Today, the 10,000 square meter-lake is inaccessible to the public as it serves as training waters for the Paris fire brigade scuba divers.
The largest market in Europe is the Marché de Rungis in Paris.
Founded in 1110. The Marché now stands in the 2nd arrondissement. Its total land area exceeds that of the Principality of Monaco.
The greatest art theft of the 20th century is the robbing of the Mona Lisa in 1911.
Vincenzo Peruggia, an Italian thief, casually dressed as an employee and then lifted the painting off the wall. The former Louvre employee was native to Italy, where he tried to sell the piece to an art dealer. After being imprisoned for more than a year, Peruggia proceeded to live crime-free.

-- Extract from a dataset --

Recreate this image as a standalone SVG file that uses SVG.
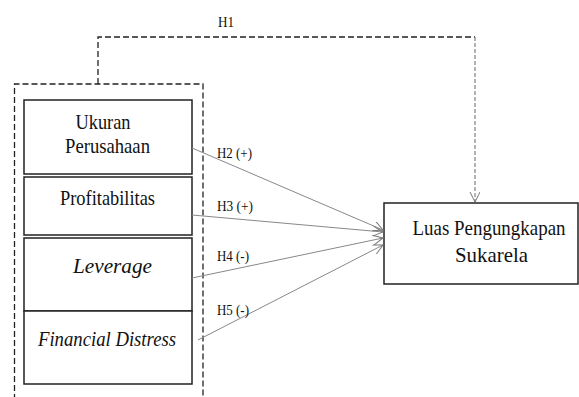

The oldest house in Paris dates back to 1407.
Its location is at the 3rd arrondissement, on 51. Rue de Montmorency.
Japanese tourists who visit the city are susceptible to the ‘Paris syndrome’.
It refers to instances when the City of Love fails to meet the expectations of the said visitors. When they realize things like how rude the Parisians could be, victims would be too stressed and could fall into a psychiatric breakdown.
‘The Mona Lisa of the Seine’ refers to a young girl whose remains were found in the Seine River.
In admiration of the girl’s beauty, the pathologist made a mask of her face, which eventually rose to fame. Numerous writers and poets praised the girl’s looks to the point of comparison with the facial features of Mona Lisa, thus, the name.